Given all that, a reticence to invest in such staples as drugstores CVS Health Corp. and Walgreens Boots Alliance Inc. and food manufacturers Tyson Foods Inc. and Campbell Soup Co. can make some sense. Consumer staples  tend to underperform the market during improving economic times. That’s been the case lately, with the average consumer staple stock rising just 10 percent last year, versus 19 percent for the broader S&P 500. Strategist Jim Paulsen of Leuthold Weeden Capital Management in his outlook for 2018 said he would avoid consumer staples stocks, along with telecom and utilities as those sectors tend to do worse than the market when interest rates are rising.

Tax Surplus

Consumer staples companies are expected to be big beneficiaries of lower tax rates

Source: Bank of America Merrill Lynch

Nonetheless, a number of consumer staples stocks, including CVS and Walgreens, are some of the cheapest in the market, trading at 13 and 14 times this year’s earning expectations, respectively.
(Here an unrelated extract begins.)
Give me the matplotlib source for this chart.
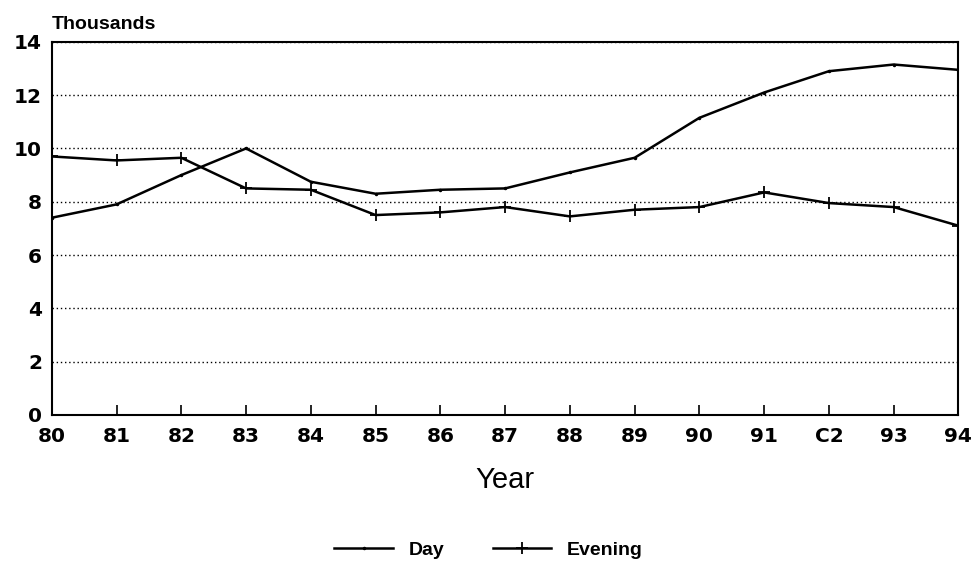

And consumer staples companies are some of the highest tax payers among the S&P 500 companies, so they should benefit from the tax cut. The sector has seen the second-biggest boost, following financials, in analysts’ earnings expectations in the past month, much of that likely driven by the tax plan. But analysts have been upping their sales estimates for the sector as well, suggesting the companies are doing better aside from lower taxes.

Most Unloved

Consumer discretionary stocks owned by the fewest mutual funds

Source: Bank of America Merrill Lynch

Investor wariness of consumer discretionary stocks, which do tend to do better when the economy picks up, makes less sense. Among the most unloved in the sector, according to Bank of America, are Tiffany & Co., Macy’s Inc, and Ford Motor Co., all of which ought to benefit from fatter wallets. One explanation could be technological change. Inc. is disrupting traditional retailers, and every tech giant from Alphabet Inc. to Uber Technologies Inc., is taking on car makers.  But preliminary data shows that old-line retailers appear to have done better than expected this past holiday season, and Uber is in turmoil, as the Detroit manufacturers move to catch-up.

All of this suggests that investors may be shopping in the wrong place for returns in 2018.

This column does not necessarily reflect the opinion of Bloomberg LP and its owners.